* _SHORT TASK_: Output the data exactly, with every line intact.
::::::
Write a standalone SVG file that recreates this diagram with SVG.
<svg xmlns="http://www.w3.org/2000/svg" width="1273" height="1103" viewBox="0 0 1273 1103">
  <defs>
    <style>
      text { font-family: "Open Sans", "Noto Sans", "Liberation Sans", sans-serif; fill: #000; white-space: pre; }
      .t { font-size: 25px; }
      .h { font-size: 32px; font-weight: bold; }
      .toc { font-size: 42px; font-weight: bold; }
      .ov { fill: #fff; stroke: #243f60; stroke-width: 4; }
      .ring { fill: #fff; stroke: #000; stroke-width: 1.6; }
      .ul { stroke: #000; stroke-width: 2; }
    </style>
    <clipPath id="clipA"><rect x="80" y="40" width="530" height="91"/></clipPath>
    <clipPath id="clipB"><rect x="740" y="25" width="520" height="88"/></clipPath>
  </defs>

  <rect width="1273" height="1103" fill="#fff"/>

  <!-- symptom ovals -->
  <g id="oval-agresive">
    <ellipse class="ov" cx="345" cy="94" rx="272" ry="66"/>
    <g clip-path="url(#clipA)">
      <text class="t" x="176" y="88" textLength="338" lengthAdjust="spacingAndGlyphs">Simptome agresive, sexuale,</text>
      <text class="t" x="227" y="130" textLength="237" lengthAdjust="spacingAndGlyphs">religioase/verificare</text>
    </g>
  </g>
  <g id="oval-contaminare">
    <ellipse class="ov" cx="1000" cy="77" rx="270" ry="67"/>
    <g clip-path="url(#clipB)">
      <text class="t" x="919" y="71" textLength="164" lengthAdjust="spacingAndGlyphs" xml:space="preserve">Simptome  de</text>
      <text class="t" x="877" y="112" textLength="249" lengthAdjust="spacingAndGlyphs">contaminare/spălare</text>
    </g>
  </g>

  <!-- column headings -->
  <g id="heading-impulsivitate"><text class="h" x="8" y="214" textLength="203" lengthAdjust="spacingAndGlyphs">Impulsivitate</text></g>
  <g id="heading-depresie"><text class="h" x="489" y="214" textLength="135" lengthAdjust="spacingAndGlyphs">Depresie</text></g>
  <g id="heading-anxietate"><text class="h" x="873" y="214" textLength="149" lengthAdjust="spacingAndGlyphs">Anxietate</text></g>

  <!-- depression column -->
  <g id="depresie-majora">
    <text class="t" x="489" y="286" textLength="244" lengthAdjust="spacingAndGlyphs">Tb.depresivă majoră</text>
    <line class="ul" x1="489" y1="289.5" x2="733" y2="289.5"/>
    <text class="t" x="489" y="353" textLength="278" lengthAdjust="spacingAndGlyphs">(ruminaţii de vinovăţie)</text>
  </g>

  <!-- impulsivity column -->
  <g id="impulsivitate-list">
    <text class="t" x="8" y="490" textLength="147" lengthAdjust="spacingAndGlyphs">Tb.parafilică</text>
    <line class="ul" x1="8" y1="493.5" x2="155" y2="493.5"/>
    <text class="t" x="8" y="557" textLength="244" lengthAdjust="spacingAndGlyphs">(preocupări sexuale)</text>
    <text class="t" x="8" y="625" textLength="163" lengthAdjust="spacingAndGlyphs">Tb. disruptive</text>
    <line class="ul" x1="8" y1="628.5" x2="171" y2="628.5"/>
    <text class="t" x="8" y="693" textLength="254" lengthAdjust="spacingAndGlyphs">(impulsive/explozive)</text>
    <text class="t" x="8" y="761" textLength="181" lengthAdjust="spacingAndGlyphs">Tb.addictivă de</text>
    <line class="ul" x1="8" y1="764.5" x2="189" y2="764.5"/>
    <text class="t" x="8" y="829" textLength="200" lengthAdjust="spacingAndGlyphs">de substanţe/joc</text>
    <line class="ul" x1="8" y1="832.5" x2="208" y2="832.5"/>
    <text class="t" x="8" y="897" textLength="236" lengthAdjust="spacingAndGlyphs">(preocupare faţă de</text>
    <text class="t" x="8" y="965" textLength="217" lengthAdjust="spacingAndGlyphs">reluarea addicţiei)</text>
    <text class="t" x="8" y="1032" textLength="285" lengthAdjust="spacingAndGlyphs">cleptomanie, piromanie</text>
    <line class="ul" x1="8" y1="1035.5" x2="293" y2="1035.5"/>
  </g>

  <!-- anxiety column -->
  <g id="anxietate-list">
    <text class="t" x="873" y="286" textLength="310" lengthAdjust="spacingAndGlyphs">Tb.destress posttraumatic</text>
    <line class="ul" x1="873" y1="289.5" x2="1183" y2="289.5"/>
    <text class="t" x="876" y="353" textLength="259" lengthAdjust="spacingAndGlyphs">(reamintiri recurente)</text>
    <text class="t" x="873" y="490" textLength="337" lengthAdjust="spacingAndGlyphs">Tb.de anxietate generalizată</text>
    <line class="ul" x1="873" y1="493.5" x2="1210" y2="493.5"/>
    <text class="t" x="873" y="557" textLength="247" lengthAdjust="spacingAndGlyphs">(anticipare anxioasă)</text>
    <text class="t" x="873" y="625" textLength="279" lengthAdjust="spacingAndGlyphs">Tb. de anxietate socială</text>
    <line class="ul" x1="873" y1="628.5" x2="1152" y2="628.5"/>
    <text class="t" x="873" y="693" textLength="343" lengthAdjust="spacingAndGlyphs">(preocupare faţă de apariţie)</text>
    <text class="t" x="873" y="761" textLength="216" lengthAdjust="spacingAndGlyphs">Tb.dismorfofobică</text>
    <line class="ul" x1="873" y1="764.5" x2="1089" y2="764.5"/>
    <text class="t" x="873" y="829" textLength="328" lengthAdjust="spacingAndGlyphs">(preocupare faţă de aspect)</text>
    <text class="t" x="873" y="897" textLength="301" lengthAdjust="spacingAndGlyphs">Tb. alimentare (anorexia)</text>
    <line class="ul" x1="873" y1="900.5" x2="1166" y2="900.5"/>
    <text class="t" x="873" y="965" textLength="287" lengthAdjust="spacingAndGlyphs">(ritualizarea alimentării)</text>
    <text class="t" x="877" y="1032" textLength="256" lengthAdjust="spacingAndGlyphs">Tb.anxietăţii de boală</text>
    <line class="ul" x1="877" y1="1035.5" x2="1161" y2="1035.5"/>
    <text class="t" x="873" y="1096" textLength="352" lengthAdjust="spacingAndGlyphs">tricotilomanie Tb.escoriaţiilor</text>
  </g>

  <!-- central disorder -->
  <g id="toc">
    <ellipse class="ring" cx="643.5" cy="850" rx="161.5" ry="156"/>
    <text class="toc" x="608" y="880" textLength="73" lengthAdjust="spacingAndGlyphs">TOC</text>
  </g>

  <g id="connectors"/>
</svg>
::::::
* _RESULT FOR THIS TASK_:
Write a standalone SVG file that recreates this diagram with SVG.
<svg xmlns="http://www.w3.org/2000/svg" width="1273" height="1103" viewBox="0 0 1273 1103">
  <defs>
    <style>
      text { font-family: "Open Sans", "Noto Sans", "Liberation Sans", sans-serif; fill: #000; white-space: pre; }
      .t { font-size: 25px; }
      .h { font-size: 32px; font-weight: bold; }
      .toc { font-size: 42px; font-weight: bold; }
      .ov { fill: #fff; stroke: #243f60; stroke-width: 4; }
      .ring { fill: #fff; stroke: #000; stroke-width: 1.6; }
      .ul { stroke: #000; stroke-width: 2; }
    </style>
    <clipPath id="clipA"><rect x="80" y="40" width="530" height="91"/></clipPath>
    <clipPath id="clipB"><rect x="740" y="25" width="520" height="88"/></clipPath>
  </defs>

  <rect width="1273" height="1103" fill="#fff"/>

  <!-- symptom ovals -->
  <g id="oval-agresive">
    <ellipse class="ov" cx="345" cy="94" rx="272" ry="66"/>
    <g clip-path="url(#clipA)">
      <text class="t" x="176" y="88" textLength="338" lengthAdjust="spacingAndGlyphs">Simptome agresive, sexuale,</text>
      <text class="t" x="227" y="130" textLength="237" lengthAdjust="spacingAndGlyphs">religioase/verificare</text>
    </g>
  </g>
  <g id="oval-contaminare">
    <ellipse class="ov" cx="1000" cy="77" rx="270" ry="67"/>
    <g clip-path="url(#clipB)">
      <text class="t" x="919" y="71" textLength="164" lengthAdjust="spacingAndGlyphs" xml:space="preserve">Simptome  de</text>
      <text class="t" x="877" y="112" textLength="249" lengthAdjust="spacingAndGlyphs">contaminare/spălare</text>
    </g>
  </g>

  <!-- column headings -->
  <g id="heading-impulsivitate"><text class="h" x="8" y="214" textLength="203" lengthAdjust="spacingAndGlyphs">Impulsivitate</text></g>
  <g id="heading-depresie"><text class="h" x="489" y="214" textLength="135" lengthAdjust="spacingAndGlyphs">Depresie</text></g>
  <g id="heading-anxietate"><text class="h" x="873" y="214" textLength="149" lengthAdjust="spacingAndGlyphs">Anxietate</text></g>

  <!-- depression column -->
  <g id="depresie-majora">
    <text class="t" x="489" y="286" textLength="244" lengthAdjust="spacingAndGlyphs">Tb.depresivă majoră</text>
    <line class="ul" x1="489" y1="289.5" x2="733" y2="289.5"/>
    <text class="t" x="489" y="353" textLength="278" lengthAdjust="spacingAndGlyphs">(ruminaţii de vinovăţie)</text>
  </g>

  <!-- impulsivity column -->
  <g id="impulsivitate-list">
    <text class="t" x="8" y="490" textLength="147" lengthAdjust="spacingAndGlyphs">Tb.parafilică</text>
    <line class="ul" x1="8" y1="493.5" x2="155" y2="493.5"/>
    <text class="t" x="8" y="557" textLength="244" lengthAdjust="spacingAndGlyphs">(preocupări sexuale)</text>
    <text class="t" x="8" y="625" textLength="163" lengthAdjust="spacingAndGlyphs">Tb. disruptive</text>
    <line class="ul" x1="8" y1="628.5" x2="171" y2="628.5"/>
    <text class="t" x="8" y="693" textLength="254" lengthAdjust="spacingAndGlyphs">(impulsive/explozive)</text>
    <text class="t" x="8" y="761" textLength="181" lengthAdjust="spacingAndGlyphs">Tb.addictivă de</text>
    <line class="ul" x1="8" y1="764.5" x2="189" y2="764.5"/>
    <text class="t" x="8" y="829" textLength="200" lengthAdjust="spacingAndGlyphs">de substanţe/joc</text>
    <line class="ul" x1="8" y1="832.5" x2="208" y2="832.5"/>
    <text class="t" x="8" y="897" textLength="236" lengthAdjust="spacingAndGlyphs">(preocupare faţă de</text>
    <text class="t" x="8" y="965" textLength="217" lengthAdjust="spacingAndGlyphs">reluarea addicţiei)</text>
    <text class="t" x="8" y="1032" textLength="285" lengthAdjust="spacingAndGlyphs">cleptomanie, piromanie</text>
    <line class="ul" x1="8" y1="1035.5" x2="293" y2="1035.5"/>
  </g>

  <!-- anxiety column -->
  <g id="anxietate-list">
    <text class="t" x="873" y="286" textLength="310" lengthAdjust="spacingAndGlyphs">Tb.destress posttraumatic</text>
    <line class="ul" x1="873" y1="289.5" x2="1183" y2="289.5"/>
    <text class="t" x="876" y="353" textLength="259" lengthAdjust="spacingAndGlyphs">(reamintiri recurente)</text>
    <text class="t" x="873" y="490" textLength="337" lengthAdjust="spacingAndGlyphs">Tb.de anxietate generalizată</text>
    <line class="ul" x1="873" y1="493.5" x2="1210" y2="493.5"/>
    <text class="t" x="873" y="557" textLength="247" lengthAdjust="spacingAndGlyphs">(anticipare anxioasă)</text>
    <text class="t" x="873" y="625" textLength="279" lengthAdjust="spacingAndGlyphs">Tb. de anxietate socială</text>
    <line class="ul" x1="873" y1="628.5" x2="1152" y2="628.5"/>
    <text class="t" x="873" y="693" textLength="343" lengthAdjust="spacingAndGlyphs">(preocupare faţă de apariţie)</text>
    <text class="t" x="873" y="761" textLength="216" lengthAdjust="spacingAndGlyphs">Tb.dismorfofobică</text>
    <line class="ul" x1="873" y1="764.5" x2="1089" y2="764.5"/>
    <text class="t" x="873" y="829" textLength="328" lengthAdjust="spacingAndGlyphs">(preocupare faţă de aspect)</text>
    <text class="t" x="873" y="897" textLength="301" lengthAdjust="spacingAndGlyphs">Tb. alimentare (anorexia)</text>
    <line class="ul" x1="873" y1="900.5" x2="1166" y2="900.5"/>
    <text class="t" x="873" y="965" textLength="287" lengthAdjust="spacingAndGlyphs">(ritualizarea alimentării)</text>
    <text class="t" x="877" y="1032" textLength="256" lengthAdjust="spacingAndGlyphs">Tb.anxietăţii de boală</text>
    <line class="ul" x1="877" y1="1035.5" x2="1161" y2="1035.5"/>
    <text class="t" x="873" y="1096" textLength="352" lengthAdjust="spacingAndGlyphs">tricotilomanie Tb.escoriaţiilor</text>
  </g>

  <!-- central disorder -->
  <g id="toc">
    <ellipse class="ring" cx="643.5" cy="850" rx="161.5" ry="156"/>
    <text class="toc" x="608" y="880" textLength="73" lengthAdjust="spacingAndGlyphs">TOC</text>
  </g>

  <g id="connectors"/>
</svg>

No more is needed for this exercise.